Notwendigkeit der Stille
Jede ernsthafte geistige Arbeit setzt Sammlung und Stille voraus. Wissenschaftler brauchen sie, um ihre Experimente vorzubereiten und die Bedingungen und Resultate sorgfältig zu notieren. Philosophen ziehen sich in die Einsamkeit zurück, um ihre Gedanken zu fassen und zu ordnen. Wenn schon Denker tunlichst die Stille aufsuchen, um alle Kräfte auf die geistige Arbeit zu konzentrieren, dann brauchen erst recht geistliche Menschen die Stille, um den göttlichen Freund aus ganzer Seele suchen zu können. Jesus sagt uns in der Bergpredigt, dass wir zum Beten in die Einsamkeit gehen sollen:
„Du aber geh in deine Kammer, wenn du betest, und schließ die Tür zu; dann bete zu deinem Vater, der im Verborgenen ist. Dein Vater, der auch das Verborgene sieht, wird es dir vergelten.“
Für das kontemplative Gebet, in dessen Radius wir uns jetzt bewegen, sind Stille und Einsamkeit ganz besonders nötig. In der Kontemplation erhellt die göttliche Weisheit nicht nur den Verstand, sondern die ganze Seele. Darum muss diese sich mit ihrem ganzen Sein auf die Weisheit ausrichten, sich sammeln und bis in den tiefsten Grund ruhig werden, um für die umwandelnden Strahlen aufnahmefähig zu sein.
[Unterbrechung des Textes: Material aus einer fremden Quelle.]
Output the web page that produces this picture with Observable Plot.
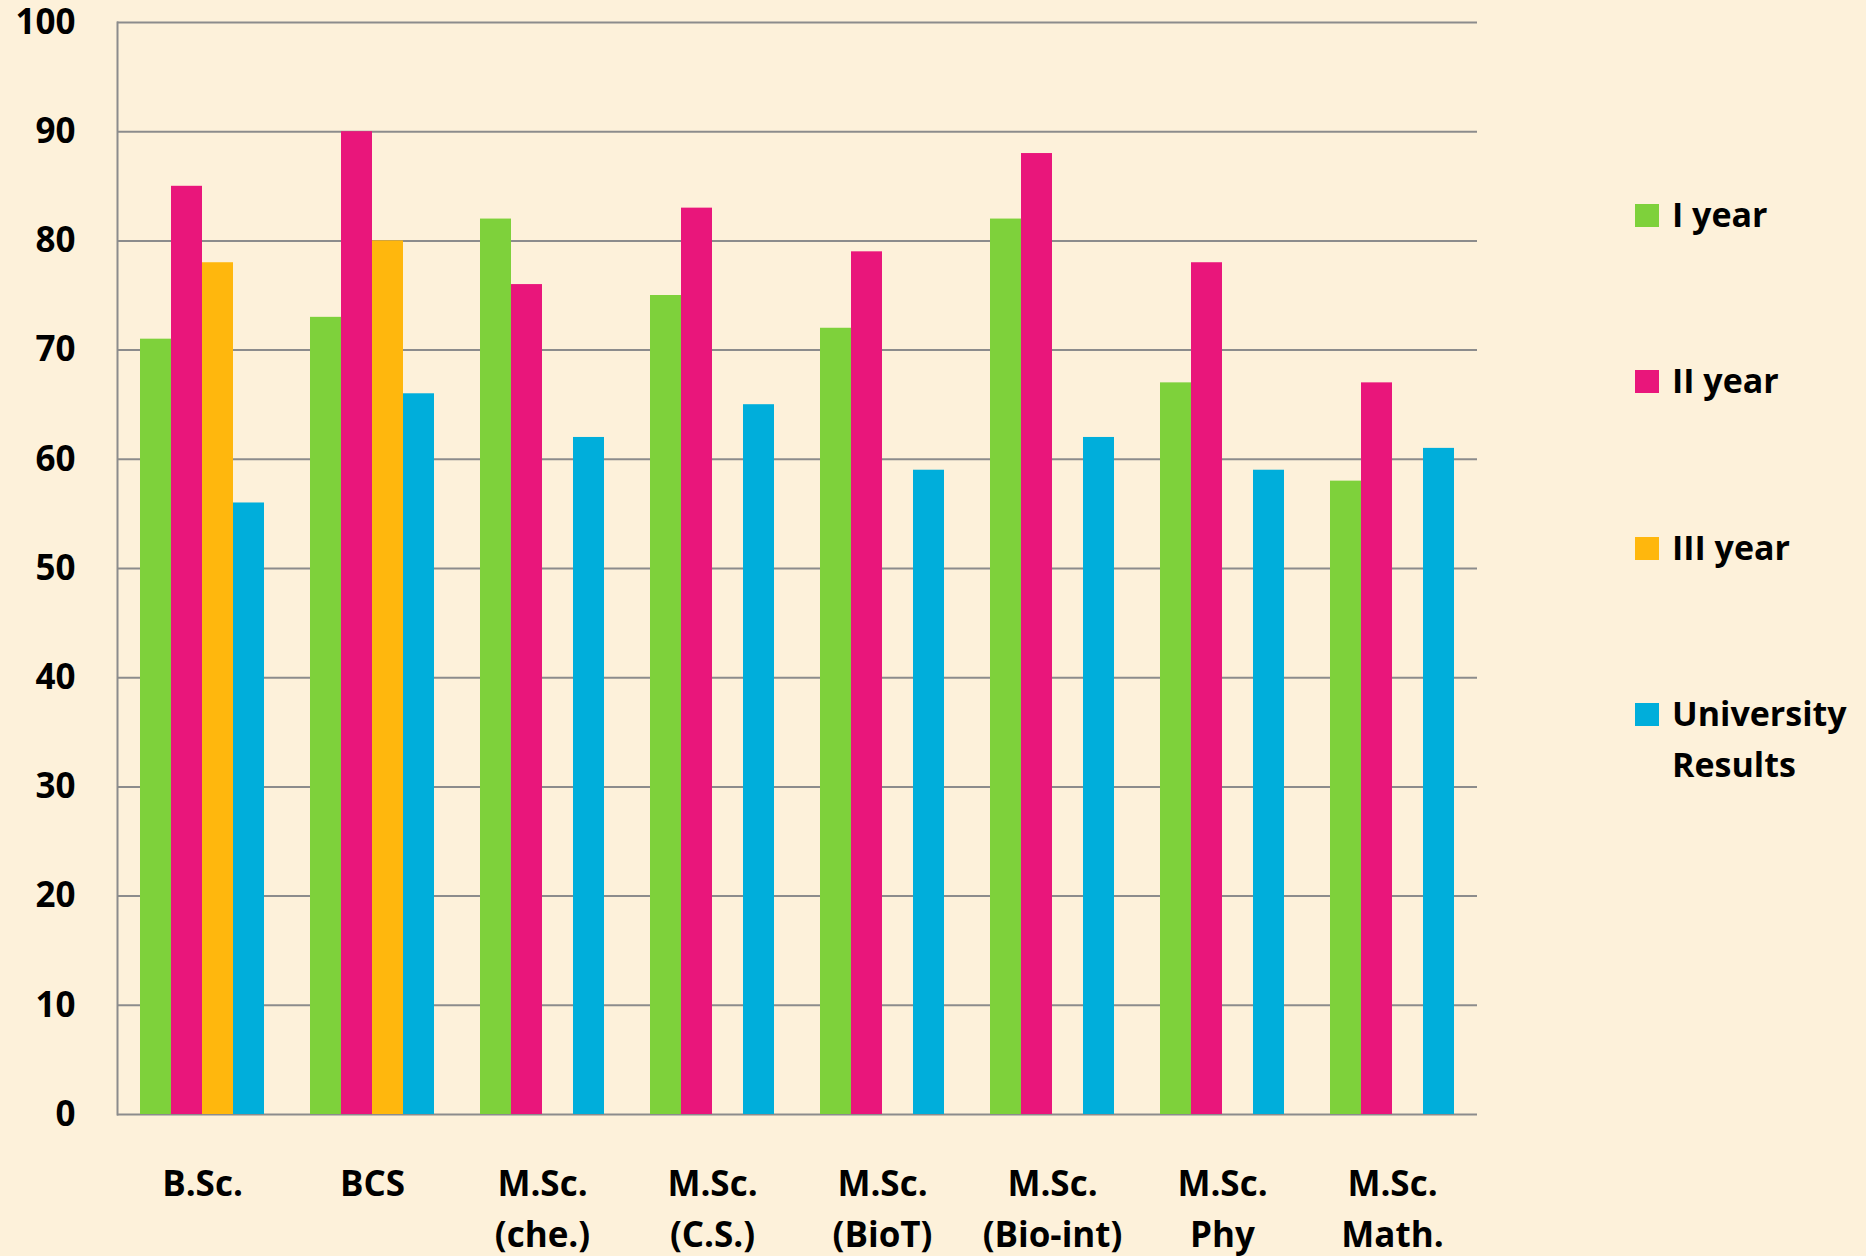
<!DOCTYPE html>
<html>
<head>
<meta charset="utf-8">
<script src="https://cdn.jsdelivr.net/npm/d3@7"></script>
<script src="https://cdn.jsdelivr.net/npm/@observablehq/plot@0.6"></script>
<style>
  html, body { margin: 0; padding: 0; background: #FDF1DA; }
  #wrap { position: relative; width: 1866px; height: 1256px; overflow: hidden;
    background: #FDF1DA; font-family: "Open Sans", Lato, sans-serif; font-weight: bold; color: #000; }
  #legend { position: absolute; left: 1635px; top: 189px; }
  .item { position: absolute; left: 0; width: 230px; font-size: 34px; line-height: 51px; }
  .sw { position: absolute; left: 0; top: 15px; width: 24px; height: 23px; }
  .lab { position: absolute; left: 37px; top: 0; white-space: nowrap; }
</style>
</head>
<body>
<div id="wrap"><div id="chart"></div><div id="legend"></div></div>
<script>
const categories = ["B.Sc.", "BCS", "M.Sc. (che.)", "M.Sc. (C.S.)", "M.Sc. (BioT)", "M.Sc. (Bio-int)", "M.Sc. Phy", "M.Sc. Math."];
const tickLabels = ["B.Sc.", "BCS", "M.Sc.\n(che.)", "M.Sc.\n(C.S.)", "M.Sc.\n(BioT)", "M.Sc.\n(Bio-int)", "M.Sc.\nPhy", "M.Sc.\nMath."];
const series = ["I year", "II year", "III year", "University Results"];
const legendLabels = ["I year", "II year", "III year", "University<br>Results"];
const colors = ["#7ED13B", "#E9167B", "#FFB70D", "#00AEDB"];
const firstYear = [71, 73, 82, 75, 72, 82, 67, 58];
const secondYear = [85, 90, 76, 83, 79, 88, 78, 67];
const thirdYear = [78, 80, null, null, null, null, null, null];
const university = [56, 66, 62, 65, 59, 62, 59, 61];
const yTicks = [0, 10, 20, 30, 40, 50, 60, 70, 80, 90, 100];

const seriesValues = [firstYear, secondYear, thirdYear, university];
const data = [];
categories.forEach((c, i) => {
  series.forEach((s, j) => {
    const v = seriesValues[j][i];
    if (v != null) data.push({cat: c, series: s, value: v});
  });
});

const chart = Plot.plot({
  width: 1866,
  height: 1256,
  marginLeft: 116,
  marginRight: 389,
  marginTop: 22,
  marginBottom: 142,
  style: {background: "transparent", fontFamily: "'Open Sans', Lato, sans-serif", color: "#000", overflow: "visible"},
  fx: {domain: categories, paddingInner: 0, paddingOuter: 0, label: null},
  x: {domain: series, paddingInner: 0, paddingOuter: 0.74, axis: null},
  y: {domain: [0, 100], axis: null},
  color: {domain: series, range: colors},
  marks: [
    Plot.ruleY(yTicks, {stroke: "#8C8C8C", strokeWidth: 2}),
    Plot.barY(data, {fx: "cat", x: "series", y: "value", fill: "series"}),
    Plot.frame({anchor: "left", stroke: "#8C8C8C", strokeWidth: 2, facet: "super"}),
    Plot.axisY({ticks: yTicks, tickSize: 0, tickPadding: 42, fontSize: 35, fontWeight: "bold", fill: "#000", label: null}),
    Plot.axisFx({anchor: "bottom", tickSize: 0, tickPadding: 45, fontSize: 35, fontWeight: "bold", fill: "#000",
      lineHeight: 1.46, label: null, tickFormat: d => tickLabels[categories.indexOf(d)]})
  ]
});
document.getElementById("chart").appendChild(chart);

const legend = document.getElementById("legend");
series.forEach((s, i) => {
  const item = document.createElement("div");
  item.className = "item";
  item.style.top = (i * 166.3) + "px";
  item.innerHTML = `<div class="sw" style="background:${colors[i]}"></div><div class="lab">${legendLabels[i]}</div>`;
  legend.appendChild(item);
});
</script>
</body>
</html>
Johannes vom Kreuz hat diese göttliche Bedingung auf eine knappe Formel gebracht, die im Herzen jedes kontemplativen Christen ein tiefes Echo findet. Er schreibt:
„Der himmlische Vater sprach ein einziges Wort: seinen Sohn; und dieses Wort spricht er immer und in ewigem Schweigen. Nur im Schweigen kann es die Seele vernehmen.“
„Gott sieht das Verborgene", sagt Jesus. Johannes vom Kreuz fügt hinzu: „Gott vollzieht sein dreifaltiges Tun im Schweigen. Das Schweigen ist ein Gesetz der höchsten innergöttlichen Vorgänge, nämlich der ewigen Zeugung des Wortes und der Hervorbringung der Gnade in der Zeit - Teilhabe am Göttlichen Wort.“
Dieses Gesetz überrascht uns. Es widerspricht gänzlich unserer Erfahrung von den Naturgesetzen. Hier auf Erden ist jede tiefgreifende Wandlung, jede äußere Veränderung mit Unruhe und Lärm verbunden. Ein Fluss z.B. erreicht den Ozean nur unter dem tosenden Wallen seiner Wasser.
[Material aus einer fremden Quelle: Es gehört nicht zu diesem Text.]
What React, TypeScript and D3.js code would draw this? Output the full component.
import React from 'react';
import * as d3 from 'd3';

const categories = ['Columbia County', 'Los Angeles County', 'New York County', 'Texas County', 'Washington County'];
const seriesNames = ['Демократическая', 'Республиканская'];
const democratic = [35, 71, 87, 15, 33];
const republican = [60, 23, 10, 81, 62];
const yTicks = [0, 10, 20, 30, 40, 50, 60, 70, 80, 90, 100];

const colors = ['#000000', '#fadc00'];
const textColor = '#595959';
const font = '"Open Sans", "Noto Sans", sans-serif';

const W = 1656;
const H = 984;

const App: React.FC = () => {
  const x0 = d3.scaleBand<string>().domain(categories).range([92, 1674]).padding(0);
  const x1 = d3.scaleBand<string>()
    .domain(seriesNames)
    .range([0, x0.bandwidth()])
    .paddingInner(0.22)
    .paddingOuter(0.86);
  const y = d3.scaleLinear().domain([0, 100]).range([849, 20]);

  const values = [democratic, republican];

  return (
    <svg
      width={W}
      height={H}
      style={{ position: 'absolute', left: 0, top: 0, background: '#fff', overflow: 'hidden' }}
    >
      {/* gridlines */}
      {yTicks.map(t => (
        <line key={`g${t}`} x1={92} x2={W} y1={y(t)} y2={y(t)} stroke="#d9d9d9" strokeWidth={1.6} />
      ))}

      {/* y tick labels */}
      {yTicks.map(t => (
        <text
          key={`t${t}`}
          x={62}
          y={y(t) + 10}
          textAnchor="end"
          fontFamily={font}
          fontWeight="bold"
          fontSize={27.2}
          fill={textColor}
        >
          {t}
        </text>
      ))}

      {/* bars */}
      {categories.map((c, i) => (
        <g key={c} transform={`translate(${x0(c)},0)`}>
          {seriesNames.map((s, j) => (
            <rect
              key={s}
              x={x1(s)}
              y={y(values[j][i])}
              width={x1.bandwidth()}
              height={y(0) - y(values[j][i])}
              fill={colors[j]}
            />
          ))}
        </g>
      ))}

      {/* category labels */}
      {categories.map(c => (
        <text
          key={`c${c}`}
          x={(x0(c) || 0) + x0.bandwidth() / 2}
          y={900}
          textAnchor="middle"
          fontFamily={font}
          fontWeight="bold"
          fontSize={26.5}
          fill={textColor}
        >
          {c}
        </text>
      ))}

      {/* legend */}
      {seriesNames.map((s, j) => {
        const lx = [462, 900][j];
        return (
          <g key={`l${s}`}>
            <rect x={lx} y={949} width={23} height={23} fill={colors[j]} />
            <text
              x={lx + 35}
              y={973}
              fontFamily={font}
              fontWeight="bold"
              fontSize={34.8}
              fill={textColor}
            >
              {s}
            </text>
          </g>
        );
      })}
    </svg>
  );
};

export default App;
In der Heiligsten Dreifaltigkeit geschieht die Zeugung des Ewigen Wortes und das Hervorgehen des Heiligen Geistes im Schweigen und im Frieden göttlicher Unwandelbarkeit: In einem ewigen Jetzt, das keine Abfolge kennt, breitet der Vater jenen leuchtenden Lichtglanz hin - sein vollkommenes Ebenbild, seinen Sohn -, hauchen der Vater und der Sohn in unendlichen Strömen der Liebe den Heiligen Geist, die dritte Person der Dreieinigkeit. Keinerlei Regung, keine Veränderung, nicht der geringste Hauch verraten der Welt und den geschärften Sinnen der Geschöpfe den Kreislauf des dreifaltigen Lebens, eines Lebens von grenzenloser Macht und Stärke.
Angesichts dieser Unbeweglichkeil und dieses ewigen Schweigens, in das sich Gottes geheimnisvolles, tiefinneres Leben hüllt, ruft der Psalmist aus: „Tu autem idem ipse es! - Du aber bist stets derselbe!" Die Erde ist ganz anders; sie ändert unaufhörlich ihr Angesicht.
Wir müssen auf die ewige Anschauung Gottes warten, um ganz in den Frieden der göttlichen Unwandelbarkeit einzugehen. Trotzdem sind wir schon jetzt dem Gesetz der göttlichen Stille unterworfen, weil wir gnadenhaft am Leben Gottes teilhaben. Denn im Schweigen, fügt Johannes vom Kreuz hinzu, kann man das göttliche Wort, die Gnade in uns, hören und aufnehmen.